Massachusetts Ballot Questions
Here’s how I’m voting on the five ballot questions and why. I hope you’ll find it useful!
Question 1: Giving the Auditor the power to audit the Legislature
The Massachusetts Legislature is one of the least transparent in the country, and also incredibly ineffectual. And then if you live in a progressive area, you elect a progressive state rep and they get nothing done and then they’re like, “you don’t understand, I have to go along with the leadership and do nothing. Otherwise they won’t let me do anything.”
So my instinct was to support this measure until I read the booklet I got from the Commonwealth, which said that The Pioneer Institute had testified in favor. For those who don’t know, The Pioneer Institute is an anti-government think tank that had the ear of Massachusetts governors for the better part of twenty years.

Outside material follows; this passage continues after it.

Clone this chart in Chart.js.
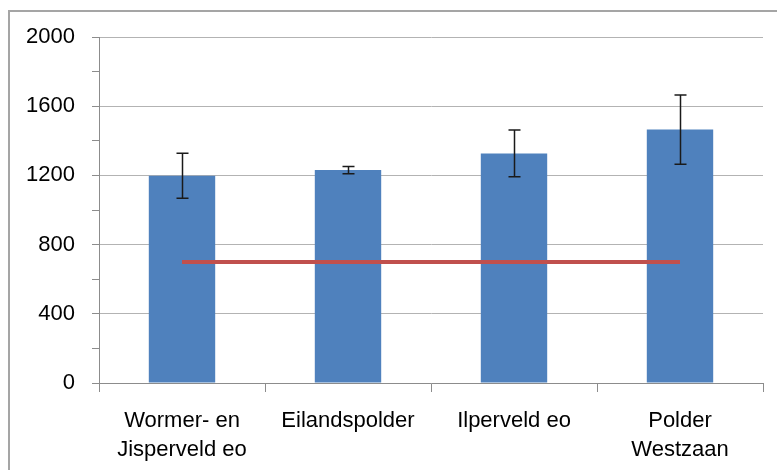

You know how Charlie Baker insisted that the government shouldn’t make the T safe or reliable until the unions were broken? Yeah, that’s The Pioneer Institute’s “reform before repair” policy. They basically believe that government shouldn’t do anything except maybe find a way to make rich people richer.
I don’t understand all the constitutional problems with this question—I just know that a bunch of sleazy clowns support it, so I’m voting no.
Question 2: Eliminating the MCAS as a graduation requirement.
Here’s a quick test for bullshit in any education policy initiative: are private school parents demanding it?
So, do the wealthiest people in Massachusetts demand that Milton Academy and BBN and Noble and Greenough and all the other fancy private schools implement a high-stakes test as a graduation requirement? They do not!
So it’s bullshit. In fact, it seems to be designed as a class sorting mechanism—private school students get to have their creativity nurtured, while public school students are trained to perform arbitrary tasks without complaining.
I could go on at length—standardized testing has its origins in the racist eugenics movement of the early 20th century—but the bottom line is that people who buy the best for their children do not want this. The MCAS is bullshit. Vote yes.
Question 3: Letting Rideshare Drivers form a union: The disagreements about this seem to be mostly tactical—some people think that letting rideshare drivers organize as independent contractors will deal a fatal blow to the movement to have them classified as employees. But since that movement hasn’t really made any progress, I’m in favor of trying this.
Question 4: Legalizing Psychedelics: I think we’ve seen that drug prohibitions don’t work. I’m voting yes.
Question 5: Minimum wage for tipped workers: Yes, for God’s sake. Not only would this free servers from the sub-sub-poverty level tipped minimum wage, it would allow tip sharing with back of house employees, which is only fair.